The Massive Amount Of Cows Your McDonald's Burger Meat Could Come From

As plant-based proteins gain acceptance in the U.S. fast food market, with burger chains like Carl's Jr, Shake Shack, and Burger King now offering vegan-friendly menu items, the future of the U.S. meat industry looks increasingly uncertain. Quick service industry leader McDonald's gave a vote of confidence to plant-based foods earlier in 2021, signing a three-year global contract with Beyond Meat (via Eat This, Not That!).

A system-wide pivot at Mickey-D's towards vegan alternatives is still a ways off, with the chain's "McPlant" line currently unavailable in U.S. markets. Still, they couldn't have gotten the ball rolling at a better time: Vegan alternatives are becoming popular, with a recent 2021 study predicting that the plant-based global market will reach a $21.23 billion value by 2027 (via PR Newsire). 

It's also worth noting that McDonald's move towards plant-based foods is also a move away from animal protein — and the ethical concerns endemic to the meat industry. McDonald's complicity in these concerns has been a topic of public conversation since at least 2012, when the chain came under fire for its use of a controversial beef byproduct, "boneless lean beef trimmings," also known as "pink slime," according to ABC. Now, in the context of McDonald's move towards plant-based protein, it is worth revisiting a 2015 Washington Post article that posed a difficult question about McDonald's 100% beef patties.

100% beef, split 100 ways

In 2015, a columnist at the Washington Post asked themselves an odd question: "How many cows went into the average U.S. hamburger?" they wondered. The question — which they recall asking midway through eating a hamburger — may have been inspired by a press release issued by McDonald's U.K. the previous year, in which the company confirmed that batches of beef used to make its hamburgers were "made up of the meat from more than 100 cattle." In fact, the practice seems to be common across the food industry, with representatives for companies including Costco and Giant admitting in interviews with the Washington Post that they did not know the number of cows sourced per batch of their ground beef.

But the fact that most ground beef is made up of multiple cows shouldn't bother anyone, the article goes on to argue.

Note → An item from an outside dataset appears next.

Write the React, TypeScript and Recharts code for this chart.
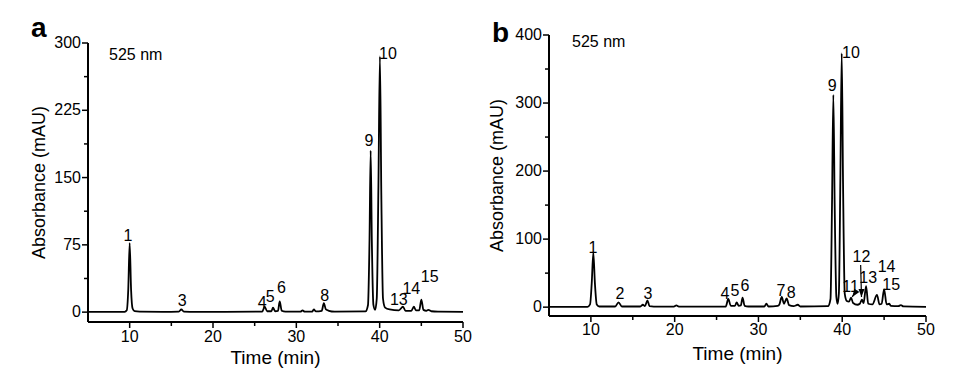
import React from 'react'
import { LineChart, Line, XAxis, YAxis, ReferenceDot, ReferenceLine } from 'recharts'

const FONT = '"Liberation Sans", Arial, Helvetica, sans-serif'

// ticks shared by both panels
const xMajor = [10, 20, 30, 40, 50]
const xMinor = [15, 25, 35, 45]
const yMajorA = [0, 75, 150, 225, 300]
const yMinorA = [37.5, 112.5, 187.5, 262.5]
const yMajorB = [0, 100, 200, 300, 400]
const yMinorB = [50, 150, 250, 350]

// panel a trace: [time (min), absorbance (mAU)]
const traceA: [number, number][] = [
  [5, 0.3], [7, 0.2], [9.4, 0.3], [9.65, 2], [9.83, 25], [10.0, 77], [10.17, 25], [10.35, 4],
  [10.6, 1], [11.2, 0.5], [14, 0.3], [15.9, 0.5], [16.2, 3], [16.5, 0.6], [18, 0.3],
  [25.9, 0.5], [26.2, 6], [26.5, 1], [27.0, 1], [27.2, 5], [27.45, 1], [27.8, 1.5],
  [28.0, 12], [28.25, 1.5], [28.7, 0.5], [30.5, 0.5], [30.75, 2], [31, 0.5], [31.9, 0.6],
  [32.1, 3], [32.35, 0.8], [33.05, 1.5], [33.3, 10], [33.55, 3], [33.9, 1.5], [34.6, 0.6],
  [38.3, 0.8], [38.6, 8], [38.78, 80], [38.92, 180], [39.06, 80], [39.25, 8], [39.45, 2.5],
  [39.65, 15], [39.85, 140], [40.03, 285], [40.2, 130], [40.4, 15], [40.65, 5], [41.2, 3],
  [42.3, 2], [42.8, 6], [43.1, 1.5], [43.8, 1.5], [44.1, 6], [44.35, 2], [44.75, 2],
  [45.0, 14], [45.25, 2.5], [45.6, 1.5], [45.85, 2.5], [46.2, 1], [47, 0.5], [50, 0.3],
]

// panel b trace
const traceB: [number, number][] = [
  [5, 0.5], [9.6, 0.5], [9.9, 4], [10.1, 35], [10.29, 80], [10.48, 35], [10.7, 4], [11.0, 1],
  [12.9, 1], [13.3, 7], [13.7, 1], [15.9, 1], [16.2, 3.5], [16.45, 1.5], [16.75, 10],
  [17.0, 1.5], [17.5, 0.8], [19.9, 0.8], [20.2, 2.5], [20.5, 0.8], [26.1, 1], [26.4, 12],
  [26.7, 2], [27.2, 2], [27.4, 7], [27.65, 2], [27.9, 2.5], [28.1, 14], [28.35, 2], [28.8, 1],
  [30.7, 1], [30.95, 5], [31.2, 1], [32.3, 2], [32.5, 4], [32.78, 15], [33.05, 5],
  [33.37, 13], [33.65, 3], [34.2, 1.5], [34.7, 3.5], [35.0, 1], [38.3, 1.5], [38.6, 12],
  [38.78, 150], [38.94, 312], [39.1, 150], [39.3, 15], [39.45, 5], [39.6, 20], [39.78, 190],
  [39.94, 373], [40.1, 180], [40.3, 20], [40.55, 9], [40.8, 8], [41.05, 14], [41.3, 6],
  [41.8, 3.5], [42.1, 5], [42.35, 11], [42.55, 6], [42.85, 31], [43.1, 5], [43.6, 4],
  [44.15, 18], [44.45, 4], [44.7, 5], [45.0, 26], [45.3, 4], [45.6, 5], [45.8, 2],
  [46.7, 1.5], [47.0, 3], [47.3, 1], [50, 0.5],
]

// peak numbers and where they sit (time, mAU)
const peaksA = [
  { label: '1', t: 9.8, y: 86 },
  { label: '3', t: 16.3, y: 13 },
  { label: '4', t: 25.9, y: 11 },
  { label: '5', t: 26.85, y: 18 },
  { label: '6', t: 28.2, y: 28 },
  { label: '8', t: 33.4, y: 19 },
  { label: '9', t: 38.7, y: 191 },
  { label: '10', t: 41.0, y: 288 },
  { label: '13', t: 42.3, y: 14 },
  { label: '14', t: 43.8, y: 27 },
  { label: '15', t: 46.0, y: 40 },
]

const peaksB = [
  { label: '1', t: 10.25, y: 88 },
  { label: '2', t: 13.47, y: 21 },
  { label: '3', t: 16.8, y: 21 },
  { label: '4', t: 26.0, y: 21 },
  { label: '5', t: 27.2, y: 25 },
  { label: '6', t: 28.4, y: 32 },
  { label: '7', t: 32.7, y: 25 },
  { label: '8', t: 33.9, y: 22 },
  { label: '9', t: 38.8, y: 326 },
  { label: '10', t: 41.05, y: 375 },
  { label: '11', t: 41.0, y: 30 },
  { label: '12', t: 42.3, y: 74 },
  { label: '13', t: 43.1, y: 44 },
  { label: '14', t: 45.3, y: 60 },
  { label: '15', t: 45.85, y: 33 },
]

// arrows pointing at peaks 12 and 11 in panel b
const arrowsB = [
  { t1: 42.2, y1: 62, t2: 42.3, y2: 15, angle: 0 },
  { t1: 41.5, y1: 22, t2: 41.2, y2: 15, angle: 35 },
]

const makeXTick = (labelDy: number) => (props: any) => {
  const { x, y, payload } = props
  const major = xMajor.includes(payload.value)
  return (
    <g>
      <line x1={x} x2={x} y1={y} y2={y + (major ? 6 : 4)} stroke="#000" strokeWidth={1.5} />
      {major && (
        <text x={x} y={y + labelDy} textAnchor="middle" fontSize={16} fontFamily={FONT} fill="#000">
          {payload.value}
        </text>
      )}
    </g>
  )
}

const makeYTick = (majors: number[]) => (props: any) => {
  const { x, y, payload } = props
  const major = majors.includes(payload.value)
  return (
    <g>
      <line x1={x - (major ? 6 : 4)} x2={x} y1={y} y2={y} stroke="#000" strokeWidth={1.5} />
      {major && (
        <text x={x - 7} y={y + 5} textAnchor="end" fontSize={16} fontFamily={FONT} fill="#000">
          {payload.value}
        </text>
      )}
    </g>
  )
}

const ArrowHead = (angle: number) => (props: any) => {
  const { cx, cy } = props
  return (
    <path
      d={`M${cx - 3},${cy - 8} L${cx + 3},${cy - 8} L${cx},${cy} Z`}
      fill="#000"
      transform={`rotate(${angle} ${cx} ${cy})`}
    />
  )
}

const labelStyle = { fontSize: 16, fontFamily: FONT, fill: '#000' }
const titleStyle = { fontSize: 18, fontFamily: FONT, fill: '#000' }

export default function App() {
  const dataA = traceA.map(([t, a]) => ({ t, a }))
  const dataB = traceB.map(([t, a]) => ({ t, a }))

  return (
    <div style={{ position: 'absolute', left: 0, top: 0, width: 959, height: 372, background: '#fff', fontFamily: FONT }}>
      <div style={{ position: 'absolute', left: 0, top: 0 }}>
        <LineChart width={480} height={372} data={dataA} margin={{ top: 43, right: 17, bottom: 0, left: 0 }}>
          <XAxis
            dataKey="t"
            type="number"
            domain={[5, 50]}
            ticks={[...xMajor, ...xMinor].sort((p, q) => p - q)}
            interval={0}
            height={50}
            tickSize={0}
            tickMargin={0}
            tickLine={false}
            tick={makeXTick(20)}
            axisLine={{ stroke: '#000', strokeWidth: 2 }}
            label={{ value: 'Time (min)', position: 'insideBottom', offset: 8, style: { ...titleStyle, fontSize: 19 } }}
          />
          <YAxis
            type="number"
            domain={[-11, 300]}
            allowDataOverflow
            ticks={[...yMajorA, ...yMinorA].sort((p, q) => p - q)}
            interval={0}
            width={88}
            tickSize={0}
            tickMargin={0}
            tickLine={false}
            tick={makeYTick(yMajorA)}
            axisLine={{ stroke: '#000', strokeWidth: 2 }}
            label={{ value: 'Absorbance (mAU)', angle: -90, position: 'insideLeft', offset: 39, style: { ...titleStyle, textAnchor: 'middle' } }}
          />
          <Line type="monotone" dataKey="a" stroke="#000" strokeWidth={1.8} dot={false} isAnimationActive={false} />
          {peaksA.map((p) => (
            <ReferenceDot key={p.label} x={p.t} y={p.y} r={0} fill="none" stroke="none"
              label={{ value: p.label, position: 'center', ...labelStyle }} />
          ))}
        </LineChart>
      </div>

      <div style={{ position: 'absolute', left: 480, top: 0 }}>
        <LineChart width={479} height={372} data={dataB} margin={{ top: 35, right: 33, bottom: 0, left: 0 }}>
          <XAxis
            dataKey="t"
            type="number"
            domain={[5, 50]}
            ticks={[...xMajor, ...xMinor].sort((p, q) => p - q)}
            interval={0}
            height={56}
            tickSize={0}
            tickMargin={0}
            tickLine={false}
            tick={makeXTick(19)}
            axisLine={{ stroke: '#000', strokeWidth: 2 }}
            label={{ value: 'Time (min)', position: 'insideBottom', offset: 12, style: { ...titleStyle, fontSize: 19 } }}
          />
          <YAxis
            type="number"
            domain={[-13, 400]}
            allowDataOverflow
            ticks={[...yMajorB, ...yMinorB].sort((p, q) => p - q)}
            interval={0}
            width={69}
            tickSize={0}
            tickMargin={0}
            tickLine={false}
            tick={makeYTick(yMajorB)}
            axisLine={{ stroke: '#000', strokeWidth: 2 }}
            label={{ value: 'Absorbance (mAU)', angle: -90, position: 'insideLeft', offset: 17, style: { ...titleStyle, textAnchor: 'middle' } }}
          />
          <Line type="monotone" dataKey="a" stroke="#000" strokeWidth={1.8} dot={false} isAnimationActive={false} />
          {arrowsB.map((a, i) => (
            <ReferenceLine key={`s${i}`} segment={[{ x: a.t1, y: a.y1 }, { x: a.t2, y: a.y2 }]} stroke="#000" strokeWidth={1.2} />
          ))}
          {arrowsB.map((a, i) => (
            <ReferenceDot key={`h${i}`} x={a.t2} y={a.y2} r={3} shape={ArrowHead(a.angle)} />
          ))}
          {peaksB.map((p) => (
            <ReferenceDot key={p.label} x={p.t} y={p.y} r={0} fill="none" stroke="none"
              label={{ value: p.label, position: 'center', ...labelStyle }} />
          ))}
        </LineChart>
      </div>

      <svg width={959} height={372} style={{ position: 'absolute', left: 0, top: 0, pointerEvents: 'none' }}>
        <text x={31} y={37} fontSize={28} fontWeight="bold" fontFamily={FONT} fill="#000">a</text>
        <text x={492} y={42} fontSize={28} fontWeight="bold" fontFamily={FONT} fill="#000">b</text>
        <text x={109} y={60} fontSize={16} fontFamily={FONT} fill="#000">525 nm</text>
        <text x={572} y={47} fontSize={16} fontFamily={FONT} fill="#000">525 nm</text>
      </svg>
    </div>
  )
}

According to Peter Singer, a Princeton professor of bioethics, multi-sourcing ground beef is at least as ethical as single-sourcing. "I don't think ethically it ought to make much of a difference," he told the Washington Post. "Whether one person eats a substantial part of one animal or a small part of a dozen or even hundred, in the end, they're all getting consumed." Whatever the case, there may be something to be said for gut reactions, and if McDonald's slow move towards plant-based protein is any indication, lots of people are going with their gut.